In diesem Jahr hat Nathan Thralls Buch »Ein Tag im Leben von Abed Salama« den Pulitzer Preis in der Kategorie Sachbücher gewonnen. Für mich ist es weniger ein Sachbuch als vielmehr eine biografische Erzählung über das ereignisreiche Leben des Palästinensers Abed Salama. Es bietet nicht nur Einblicke in seine persönlichen Erlebnisse, sondern auch in die Geschichte des palästinensischen Volkes seit der Teilung Palästinas in ein jüdisches und ein arabisches Gebiet im Jahr 1947.
Dazu gehört auch eine tragische Liebesgeschichte, denn Abed scheint kein wirkliches Glück zu finden. Seine Freundin kann er nicht heiraten, weil jemand aus der Familie der Freundin strikt dagegen ist, da das Mädchen aus einer verfeindeten Familie stammt, ähnlich wie bei Romeo und Julia. Das Mädchen, das er letztlich heiratet, verehrt ihn zwar, doch er kann ihre Liebe nicht erwidern. Um ihr jedoch nicht zu schaden, da sie im Fall einer Scheidung die gemeinsamen Kinder nicht mehr sehen dürfte und wieder bei ihren Eltern leben müsste, erwägt Abed, eine zweite Frau zu nehmen.
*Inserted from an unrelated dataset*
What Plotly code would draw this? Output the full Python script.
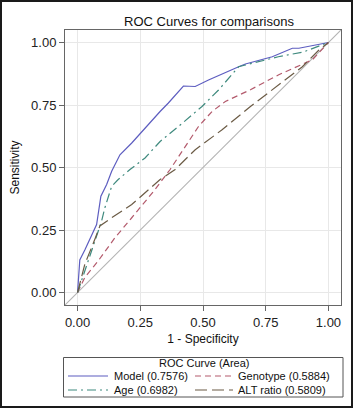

Doch auch dies stellt keine endgültige Lösung dar.
Vor den Toren von Jerusalem passiert etwas Schreckliches: Ein Lastwagen kracht in einen Schulbus, in dem palästinensische Kinder sitzen. Der Bus geht in Flammen auf. Aber leider sind die Zuständigkeiten nicht geklärt und die Bürokratie im Grenzgebiet ist sehr langsam. Deshalb können die Rettungskräfte nicht schnell genug helfen. Doch am Unfallort kommen Israelis und Palästinenser zusammen und versuchen gemeinsam, den Kindern zu helfen. Diese Geschichte erzählt von den verschiedenen Lebensgeschichten der Menschen, die alle durch dieses Ereignis miteinander verbunden sind.
In seinem auf Tatsachen basierenden Buch verleiht Nathan Thrall der Geschichte des israelisch-palästinensischen Konflikts ein zutiefst menschliches und bewegendes Antlitz. Mit einer schonungslosen Ehrlichkeit und einfühlsamen Erzählweise enthüllt Thrall die herzzerreißenden Auswirkungen der israelischen Siedlungspolitik auf den Alltag im Westjordanland.
Dies hat mich tief bewegt; ich habe so viel über die Lebensweise und Verhältnisse im Westjordanland gelernt. Es ist atemberaubend geschrieben und fühlt sich kaum wie ein Sachbuch an, sondern hat eine poetische Anmutung. Daran ist zweifelsohne auch der brillante Übersetzer Lucien Deprijk nicht ganz unschuldig. Und doch hatte ich mit all den arabischen Namen und Bezeichnungen hin und wieder Schwierigkeiten. Sie sind einem nicht so geläufig wie Namen der westlichen Welt. Wenn ein Name nach vielen Seiten erneut auftauchte, fiel es mir schwer, sofort den Zusammenhang zum vorherigen Auftauchen herzustellen. Aber dies möchte ich hier nicht kritisieren, sondern lediglich bemerken.
Angenehm waren deshalb auch die erläuternden Worte zu den Organisationen, deren Schreibweisen und vor allem auch die Bilder und Karten, die Gelegenheit bieten, sich besser in die Örtlichkeiten einzufinden.
»Ein Tag im Leben von Abed Salama« ist ein wunderschönes Buch, mit dem sich der Blick auf den Nahost-Konflikt durchaus ändern kann. Wer sich gerne mal mit den Schicksalen der Menschen in Israel, Gaza und Westjordanland beschäftigen möchte, bekommt mit diesem Buch eine herrliche Möglichkeit.